Now that she knew her way around the gayborhood, she wanted to expand the community, i.e. get the girls and boys together under the same rainbow tent. I was absolutely on board with that one.
As we continued weaving conversation together at the bar, it became crystal clear she and I were on a similar path. My vision was raising the visibility of lesbians in the gay community, putting them in seats around the table, particularly in the political arena.
While the topic did not come up in conversation that night, it wouldn’t be long before we started planning for what else? A lesbian bookstore in the heart of the gayborhood, a sapphic delight of great measure.
Of course, we made plans to talk again. Very soon. Oh, and yes, she lived about five or six blocks away from me and there was a nearby restaurant where we could have lunch and talk, she mentioned, as we walked out of The Bronx.
I didn’t process that last bit of information very thoroughly. I wasn’t ready to absorb it. We stood outside and said goodbye. Don’t remember a hug. She was parked down the block. My green Subaru four-door was parked at the curb just outside The Bronx.
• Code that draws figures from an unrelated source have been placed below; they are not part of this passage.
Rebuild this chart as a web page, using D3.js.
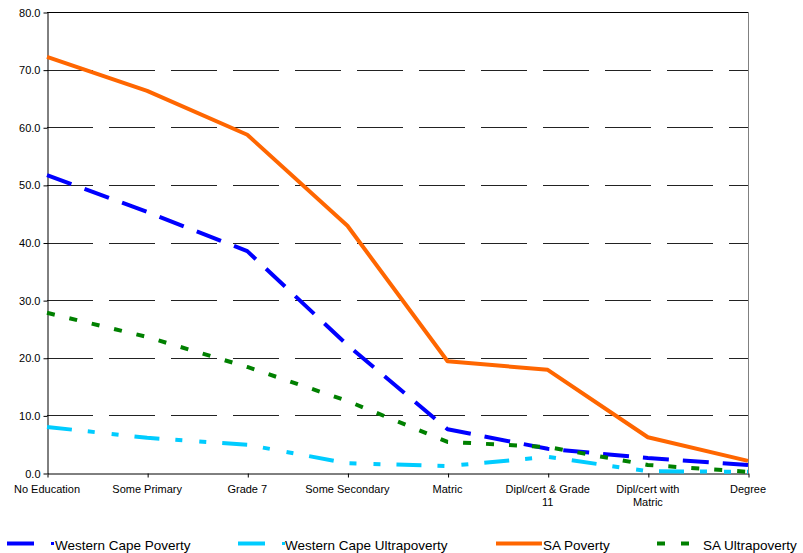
<!DOCTYPE html>
<html><head><meta charset="utf-8">
<script src="https://cdn.jsdelivr.net/npm/d3@7"></script>
<style>body{margin:0;background:#fff}svg{display:block;font-family:"Liberation Sans",Arial,sans-serif}</style>
</head><body><svg id="c" width="803" height="553"></svg>
<script>
const categories = ["No Education","Some Primary","Grade 7","Some Secondary","Matric","Dipl/cert & Grade 11","Dipl/cert with Matric","Degree"];
const wcPoverty = [51.7,45.3,38.5,22.2,7.6,4.2,2.6,1.4];
const wcUltra   = [8.0,6.1,4.9,1.7,1.2,2.8,0.3,0.2];
const saPoverty = [72.2,66.3,58.7,42.9,19.4,17.9,6.2,2.1];
const saUltra   = [27.8,23.6,18.4,12.5,5.4,4.5,1.4,0.2];
const yTicks = [0,10,20,30,40,50,60,70,80];
const seriesNames = ["Western Cape Poverty","Western Cape Ultrapoverty","SA Poverty","SA Ultrapoverty"];

const series = [
  {name:seriesNames[0], values:wcPoverty, color:"#0000FF", dash:"26,14"},
  {name:seriesNames[1], values:wcUltra, color:"#00CCFF", dash:"25,16,7,17,7,16"},
  {name:seriesNames[2], values:saPoverty, color:"#FF6600", dash:null},
  {name:seriesNames[3], values:saUltra, color:"#008000", dash:"8,15"}
];

const svg = d3.select("#c");
const L=47, R=748, T=12, B=473;
const x = d3.scalePoint().domain(categories).range([L,R]).padding(0);
const y = d3.scaleLinear().domain([0,80]).range([B,T]);

// gridlines
svg.append("g").selectAll("line").data(yTicks.filter(v=>v>0&&v<80)).join("line")
  .attr("x1",L).attr("x2",R).attr("y1",d=>Math.round(y(d))+0.5).attr("y2",d=>Math.round(y(d))+0.5)
  .attr("stroke","#222").attr("stroke-width",1).attr("stroke-dasharray","46,16");
// frame top & right
svg.append("line").attr("x1",L).attr("x2",R+0.5).attr("y1",T+0.5).attr("y2",T+0.5).attr("stroke","#000");
svg.append("line").attr("x1",R+0.5).attr("x2",R+0.5).attr("y1",T).attr("y2",B).attr("stroke","#808080");

// axes
const yAxis = d3.axisLeft(y).tickValues(yTicks).tickFormat(d3.format(".1f")).tickSizeInner(4).tickSizeOuter(0).tickPadding(3);
const gy = svg.append("g").attr("transform",`translate(${L+0.5},0.5)`).call(yAxis);
gy.selectAll("text").attr("font-size","11px").attr("fill","#000").attr("font-family","Liberation Sans, Arial, sans-serif");
gy.select(".domain").attr("stroke","#000");

const xAxis = d3.axisBottom(x).tickSizeInner(4).tickSizeOuter(0).tickFormat("");
const gx = svg.append("g").attr("transform",`translate(0.5,${B+0.5})`).call(xAxis);
gx.select(".domain").attr("stroke","#000");

const wrapLines = {"Dipl/cert & Grade 11":["Dipl/cert & Grade","11"],"Dipl/cert with Matric":["Dipl/cert with","Matric"]};
const xl = svg.append("g").attr("font-size","11px").attr("fill","#000").attr("text-anchor","middle");
categories.forEach(c=>{
  const lines = wrapLines[c] || [c];
  const t = xl.append("text").attr("x",x(c)).attr("y",493);
  lines.forEach((ln,i)=>t.append("tspan").attr("x",x(c)).attr("dy",i?13:0).text(ln));
});

// lines
const line = d3.line().x((d,i)=>x(categories[i])).y(d=>y(d));
svg.append("g").selectAll("path").data(series).join("path")
  .attr("d",d=>line(d.values)).attr("fill","none").attr("stroke",d=>d.color)
  .attr("stroke-width",4).attr("stroke-dasharray",d=>d.dash).attr("stroke-linejoin","round");

// legend
const lg = svg.append("g").attr("font-size","13.5px").attr("fill","#000");
const ly = 543.5;
// WC Poverty
lg.append("line").attr("x1",7).attr("x2",34).attr("y1",ly).attr("y2",ly).attr("stroke",series[0].color).attr("stroke-width",4);
lg.append("rect").attr("x",51).attr("y",ly-1.5).attr("width",3).attr("height",3).attr("fill",series[0].color);
lg.append("text").attr("x",55).attr("y",549.5).text(series[0].name);
// WC Ultra
lg.append("line").attr("x1",238).attr("x2",265).attr("y1",ly).attr("y2",ly).attr("stroke",series[1].color).attr("stroke-width",4);
lg.append("rect").attr("x",282).attr("y",ly-1.5).attr("width",3).attr("height",3).attr("fill",series[1].color);
lg.append("text").attr("x",285).attr("y",549.5).text(series[1].name);
// SA Poverty
lg.append("line").attr("x1",496).attr("x2",542).attr("y1",ly).attr("y2",ly).attr("stroke",series[2].color).attr("stroke-width",4);
lg.append("text").attr("x",543).attr("y",549.5).text(series[2].name);
// SA Ultra
lg.append("line").attr("x1",657).attr("x2",690).attr("y1",ly).attr("y2",ly).attr("stroke",series[3].color).attr("stroke-width",4).attr("stroke-dasharray","8,16");
lg.append("text").attr("x",703).attr("y",549.5).text(series[3].name);
</script></body></html>
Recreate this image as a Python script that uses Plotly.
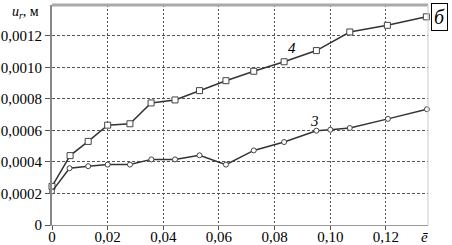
import plotly.graph_objects as go

# Data
x4 = [0, 0.0065, 0.013, 0.02, 0.028, 0.0356, 0.0442, 0.053, 0.0625, 0.0725, 0.0834, 0.095, 0.107, 0.1205, 0.1345]
y4 = [0.000245, 0.00044, 0.00053, 0.000633, 0.000642, 0.000774, 0.000793, 0.000852, 0.000915, 0.000975,
      0.001035, 0.001106, 0.001224, 0.001266, 0.00132]
x3 = [0, 0.0063, 0.013, 0.02, 0.028, 0.0357, 0.0442, 0.053, 0.0625, 0.0725, 0.0834, 0.095, 0.1, 0.107, 0.1207, 0.1347]
y3 = [0.000213, 0.00036, 0.000373, 0.000383, 0.000383, 0.000416, 0.000416, 0.000442, 0.000383, 0.000473,
      0.000526, 0.000598, 0.000604, 0.000615, 0.000673, 0.000734]

xtick_vals = [0, 0.02, 0.04, 0.06, 0.08, 0.10, 0.12]
xtick_text = ["0", "0,02", "0,04", "0,06", "0,08", "0,10", "0,12"]
ytick_vals = [0, 0.0002, 0.0004, 0.0006, 0.0008, 0.0010, 0.0012]
ytick_text = ["0", "0,0002", "0,0004", "0,0006", "0,0008", "0,0010", "0,0012"]

FONT = "Liberation Serif, Times New Roman, DejaVu Serif, serif"
LINE = "#333333"

fig = go.Figure()
fig.add_trace(go.Scatter(
    x=x4, y=y4, mode="lines+markers", cliponaxis=False,
    line=dict(color=LINE, width=1.5),
    marker=dict(symbol="square", size=6, color="white", line=dict(color="#444", width=1)),
    showlegend=False))
fig.add_trace(go.Scatter(
    x=x3, y=y3, mode="lines+markers", cliponaxis=False,
    line=dict(color=LINE, width=1.5),
    marker=dict(symbol="circle", size=5, color="white", line=dict(color="#444", width=1)),
    showlegend=False))

fig.update_layout(
    width=452, height=245,
    margin=dict(l=52, r=24, t=5, b=20),
    paper_bgcolor="white", plot_bgcolor="white",
    font=dict(family=FONT, size=15, color="black"),
    xaxis=dict(range=[0, 0.1351], tickvals=xtick_vals, ticktext=xtick_text,
               showgrid=True, gridcolor="#555", gridwidth=1, griddash="2px,2px",
               showline=True, linecolor="#999", linewidth=1, automargin=False,
               ticks="outside", ticklen=4, tickcolor="#555", zeroline=False,
               ticklabelstandoff=-6,
               tickfont=dict(family=FONT, size=15, color="black")),
    yaxis=dict(range=[0, 0.001395], tickvals=ytick_vals, ticktext=ytick_text,
               showgrid=True, gridcolor="#555", gridwidth=1, griddash="3px,2px",
               showline=True, linecolor="#888", linewidth=2, automargin=False,
               ticks="outside", ticklen=5, tickcolor="#555", zeroline=False,
               tickfont=dict(family=FONT, size=15, color="black")),
    shapes=[
        dict(type="line", xref="paper", yref="paper", x0=0, x1=1, y0=1, y1=1,
             line=dict(color="#aaa", width=3)),
        dict(type="line", xref="paper", yref="paper", x0=1, x1=1, y0=0, y1=1,
             line=dict(color="#ccc", width=1)),
    ],
    annotations=[
        dict(text="<i>u<sub>r</sub></i>, м", xref="paper", yref="paper", x=-0.112, y=0.965,
             xanchor="left", yanchor="middle", showarrow=False, font=dict(family=FONT, size=14)),
        dict(text="<i>б</i>", xref="paper", yref="paper", x=1.0306, y=0.945,
             xanchor="center", yanchor="middle", showarrow=False, bgcolor="white",
             bordercolor="black", borderwidth=1, borderpad=2,
             font=dict(family=FONT, size=20)),
        dict(text="<i>ē</i>", xref="paper", yref="paper", x=0.992, y=-0.055,
             xanchor="center", yanchor="middle", showarrow=False, font=dict(family=FONT, size=15)),
        dict(text="<i>4</i>", x=0.0864, y=0.001121, showarrow=False,
             font=dict(family=FONT, size=15)),
        dict(text="<i>3</i>", x=0.0944, y=0.000662, showarrow=False,
             font=dict(family=FONT, size=15)),
    ],
)

fig.write_html("out.html", config={"displayModeBar": False},
               post_script="document.body.style.margin='0';")
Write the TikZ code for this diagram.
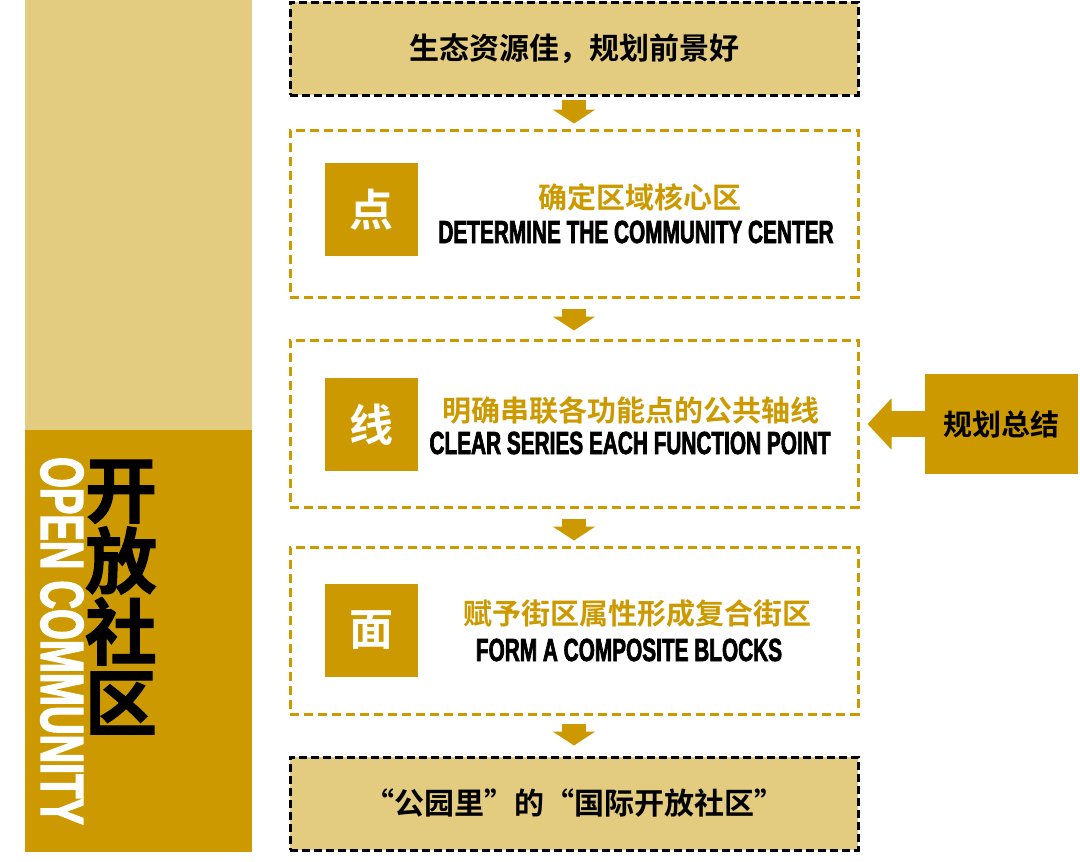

I got in the driver’s seat after watching her walk away.
As I drove home, my window down, a breeze offered several hits of fresh night air while I prayed to the goddesses I’d be able to quickly downshift the gyrations inside my head, tamp down the rapid nervous beats of my ever lovin’ heart.
I was now ten minutes from home, where my partner was expecting me. I held out hope the goddesses would lend assistance as I opened the front door.
My partner and I had been living together for several years by this time, probably three. Our home was cozy, on a neighborhood street corner nestled in deep green carpet grass and big lovely trees. She and I so enjoyed traveling in Mexico, once for two months. Our life and times together had grown into a beautiful thing, and she was a catch — very creative, hair a soft strawberry red. The love we shared is always with me, still. Pasamos muchos momentos maravillosos y amorosos juntos.
I drove my car up into the driveway, and sat there for a minute. Took some deep breaths to bring me back to reality. My gal was home, through the living room picture window I saw her walk into the hallway and turn right, towards the bedroom we shared. I gathered my thoughts.
As I walked up the one step to the smallish concrete porch, opened the front door, and put one boot over the threshold, I still had one boot back at the bar, finishing my drink.
…….to be continue
You bring the Bronx back to life with your description. I miss it!
Well, the tension builds. You are managing to blend a titillating love story with LGBTQ history. It’s a revelation and a joy to be on this journey with you. Fascinating.